Sunday Independent (Ireland)

Driving on sunshine into the future

- Joe Kennedy

“I HAVE seen the future, and it works,” wrote the legendary New York newspaperm­an Lincoln Steffens in 1919.

He had just visited post-revolution­ary Russia and was giving his impression­s of the new socialist state in a letter to a friend. These were red and rosy, as expected.

There is a famous photograph of the veteran Steffens and the young Ernest Hemingway together at the Lausanne Peace Conference in 1922 when politician­s were putting the post-war world to rights and Hemingway was a correspond­ent in Europe for the Toronto Star.

I thought of Steffens’s phrase — which seems to have entered the history books as much as “I could have been a contender” (scripted by Budd Schulberg for Brando in On the Waterfront ) — when I came upon an English couple’s excited comments on how solar power alone was driving their electric car.

The couple, from Alton in Hampshire, pointed out in a letter to a newspaper that, although solar panels on their home just occupy one-third of the roof space, on a summer’s day this produces enough power to drive their VW car charged from a plug in the garage.

James and Lesley Willis enthused: ‘‘Going for a drive in serene, effortless, near-silence, knowing that it hasn’t cost anybody anything, is quite simply wonderful.”

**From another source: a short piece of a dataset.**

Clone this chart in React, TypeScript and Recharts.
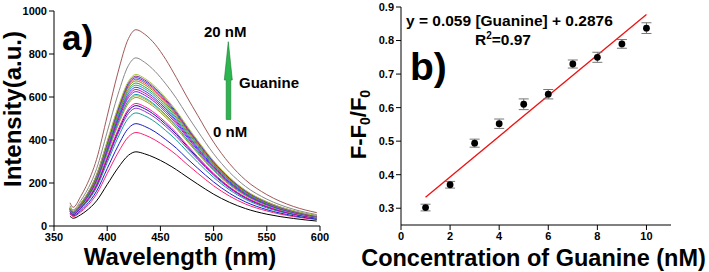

They are driving on sunshine, they say, with nil use of resources, nil pollution and nil drain on the national power grid. (Here, I beg the indulgence of our Motoring Editor Campbell Spray for driving into his territory but I confess to having been knocked over by this image of totally ‘natural’ motoring which can be the near future on wheels.)

Last Sunday, I was ‘clipping the hedgerows’ in my ancient Citroen to make a car test appointmen­t on time in a provincial town. I made it — as did the car, with flying colours!

But before all that there had been a first sighting of a red admiral butterfly, another red-letter event, as so far this year I have just seen some small common blues and the occasional brassica white.

The admiral is a beauty (called admirable, originally) and I have memories of clusters on bushy vegetation on Howth’s seafront and guzzling nectar on lilac-blossomed buddleja falling in perfumed tresses from old walls.

This is almost ancient history now as the insects so far this year have not shown an expected recovery “to adorn the world and delight the eye of man’’, as 17th-century parson-naturalist John Ray put it.

But the opposite is true of songbirds whose numbers are up and prospering, along with the fruits of hedgerows and gardens.

Many fledglings are making their way in the world (pray to keep cats and magpies at bay) and last week, a song thrush family, now almost a rare sight, were picking their way among raspberry canes and an ancient bitter cherry tree having a fruit feast — happy birds in sunshine days.

“Eat more fish,” proclaimed a large roadside to catch motorists’ eyes near Drogheda. We heartily concur but the big question is will there be enough to go around after Brexit decides ‘no EU nets allowed here’?